→ DATASET EXTRACT
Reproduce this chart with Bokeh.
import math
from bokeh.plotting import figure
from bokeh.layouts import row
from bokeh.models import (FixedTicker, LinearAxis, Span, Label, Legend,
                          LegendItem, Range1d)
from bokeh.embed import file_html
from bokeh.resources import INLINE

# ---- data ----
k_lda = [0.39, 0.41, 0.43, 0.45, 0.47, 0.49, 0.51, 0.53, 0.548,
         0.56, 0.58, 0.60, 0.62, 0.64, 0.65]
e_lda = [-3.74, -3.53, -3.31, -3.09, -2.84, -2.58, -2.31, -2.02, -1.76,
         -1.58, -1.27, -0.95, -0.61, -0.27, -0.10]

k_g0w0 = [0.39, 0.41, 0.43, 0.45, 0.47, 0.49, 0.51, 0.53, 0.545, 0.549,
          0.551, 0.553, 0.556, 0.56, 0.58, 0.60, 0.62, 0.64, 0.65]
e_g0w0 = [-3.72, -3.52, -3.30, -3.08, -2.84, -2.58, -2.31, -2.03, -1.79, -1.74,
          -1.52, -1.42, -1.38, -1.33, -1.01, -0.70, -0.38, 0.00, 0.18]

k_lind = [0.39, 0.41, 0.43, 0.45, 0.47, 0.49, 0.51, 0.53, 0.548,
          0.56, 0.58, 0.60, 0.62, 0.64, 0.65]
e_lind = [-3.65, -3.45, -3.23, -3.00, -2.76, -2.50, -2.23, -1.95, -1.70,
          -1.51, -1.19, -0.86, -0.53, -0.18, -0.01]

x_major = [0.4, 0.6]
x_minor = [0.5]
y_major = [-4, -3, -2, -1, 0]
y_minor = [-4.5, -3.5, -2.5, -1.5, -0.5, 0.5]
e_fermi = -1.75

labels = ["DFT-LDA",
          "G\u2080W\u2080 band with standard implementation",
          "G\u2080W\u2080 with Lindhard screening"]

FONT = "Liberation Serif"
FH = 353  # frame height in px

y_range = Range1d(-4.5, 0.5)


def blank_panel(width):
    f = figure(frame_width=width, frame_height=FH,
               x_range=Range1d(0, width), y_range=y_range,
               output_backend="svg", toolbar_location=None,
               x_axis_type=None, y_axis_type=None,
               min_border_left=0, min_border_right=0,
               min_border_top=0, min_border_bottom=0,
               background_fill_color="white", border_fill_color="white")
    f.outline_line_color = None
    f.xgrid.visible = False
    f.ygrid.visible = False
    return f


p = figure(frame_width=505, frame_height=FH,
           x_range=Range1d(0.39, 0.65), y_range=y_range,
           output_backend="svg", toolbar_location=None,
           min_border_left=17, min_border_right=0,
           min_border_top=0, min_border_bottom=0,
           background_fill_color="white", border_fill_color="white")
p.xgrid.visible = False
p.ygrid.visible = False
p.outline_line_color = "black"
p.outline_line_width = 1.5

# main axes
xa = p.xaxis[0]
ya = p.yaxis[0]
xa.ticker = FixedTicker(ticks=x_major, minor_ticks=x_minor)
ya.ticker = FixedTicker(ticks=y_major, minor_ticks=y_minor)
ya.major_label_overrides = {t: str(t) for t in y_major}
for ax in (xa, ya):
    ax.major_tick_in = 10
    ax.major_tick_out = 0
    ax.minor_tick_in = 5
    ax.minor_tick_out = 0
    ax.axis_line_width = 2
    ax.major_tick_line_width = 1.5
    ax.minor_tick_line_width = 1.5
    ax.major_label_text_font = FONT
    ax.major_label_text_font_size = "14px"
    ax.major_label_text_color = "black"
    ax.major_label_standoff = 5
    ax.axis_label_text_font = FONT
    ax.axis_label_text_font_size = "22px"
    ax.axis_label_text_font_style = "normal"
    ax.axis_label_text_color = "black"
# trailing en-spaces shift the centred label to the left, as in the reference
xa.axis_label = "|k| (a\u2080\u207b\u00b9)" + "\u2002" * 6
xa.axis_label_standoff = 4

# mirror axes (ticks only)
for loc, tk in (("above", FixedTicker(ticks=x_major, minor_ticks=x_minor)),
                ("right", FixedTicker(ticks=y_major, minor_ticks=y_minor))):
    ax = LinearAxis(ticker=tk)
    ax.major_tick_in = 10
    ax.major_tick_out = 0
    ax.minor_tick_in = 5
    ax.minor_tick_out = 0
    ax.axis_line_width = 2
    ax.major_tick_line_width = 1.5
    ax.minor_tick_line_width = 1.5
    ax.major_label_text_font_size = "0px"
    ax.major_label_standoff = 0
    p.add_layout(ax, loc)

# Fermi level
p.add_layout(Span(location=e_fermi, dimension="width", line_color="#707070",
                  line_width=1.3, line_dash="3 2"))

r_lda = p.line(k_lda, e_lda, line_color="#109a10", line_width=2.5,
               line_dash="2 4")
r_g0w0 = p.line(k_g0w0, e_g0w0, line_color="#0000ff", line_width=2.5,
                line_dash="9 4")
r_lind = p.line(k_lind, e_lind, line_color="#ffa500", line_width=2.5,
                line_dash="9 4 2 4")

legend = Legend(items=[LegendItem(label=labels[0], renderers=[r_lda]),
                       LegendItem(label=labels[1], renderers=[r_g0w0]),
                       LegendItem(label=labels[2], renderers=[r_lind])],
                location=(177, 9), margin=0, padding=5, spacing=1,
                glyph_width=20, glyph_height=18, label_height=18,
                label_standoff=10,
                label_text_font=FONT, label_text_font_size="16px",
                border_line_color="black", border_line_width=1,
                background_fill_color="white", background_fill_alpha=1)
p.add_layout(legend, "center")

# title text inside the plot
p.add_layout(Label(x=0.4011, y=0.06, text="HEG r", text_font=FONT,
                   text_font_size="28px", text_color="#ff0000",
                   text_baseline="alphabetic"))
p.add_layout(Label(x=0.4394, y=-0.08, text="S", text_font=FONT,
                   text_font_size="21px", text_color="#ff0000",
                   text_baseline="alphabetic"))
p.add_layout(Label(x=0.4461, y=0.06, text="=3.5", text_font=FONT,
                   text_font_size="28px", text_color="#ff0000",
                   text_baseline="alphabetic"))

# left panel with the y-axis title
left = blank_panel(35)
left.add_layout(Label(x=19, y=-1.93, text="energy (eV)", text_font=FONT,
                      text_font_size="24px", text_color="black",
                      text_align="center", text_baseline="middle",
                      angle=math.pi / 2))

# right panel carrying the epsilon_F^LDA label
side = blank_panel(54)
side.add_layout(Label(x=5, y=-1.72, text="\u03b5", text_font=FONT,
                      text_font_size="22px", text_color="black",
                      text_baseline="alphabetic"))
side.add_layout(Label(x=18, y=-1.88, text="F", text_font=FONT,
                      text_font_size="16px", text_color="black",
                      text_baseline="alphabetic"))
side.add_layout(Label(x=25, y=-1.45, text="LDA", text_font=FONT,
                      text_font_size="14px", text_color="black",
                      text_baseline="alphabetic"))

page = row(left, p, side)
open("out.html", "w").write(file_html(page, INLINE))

→ EXERCISE DIRECTIONS
Extract the first line above and each line after it up to and including the one with "from bokeh.resources import INLINE", please, exactly and with nothing else.

→ COMPLETE RESPONSE
Reproduce this chart with Bokeh.
import math
from bokeh.plotting import figure
from bokeh.layouts import row
from bokeh.models import (FixedTicker, LinearAxis, Span, Label, Legend,
                          LegendItem, Range1d)
from bokeh.embed import file_html
from bokeh.resources import INLINE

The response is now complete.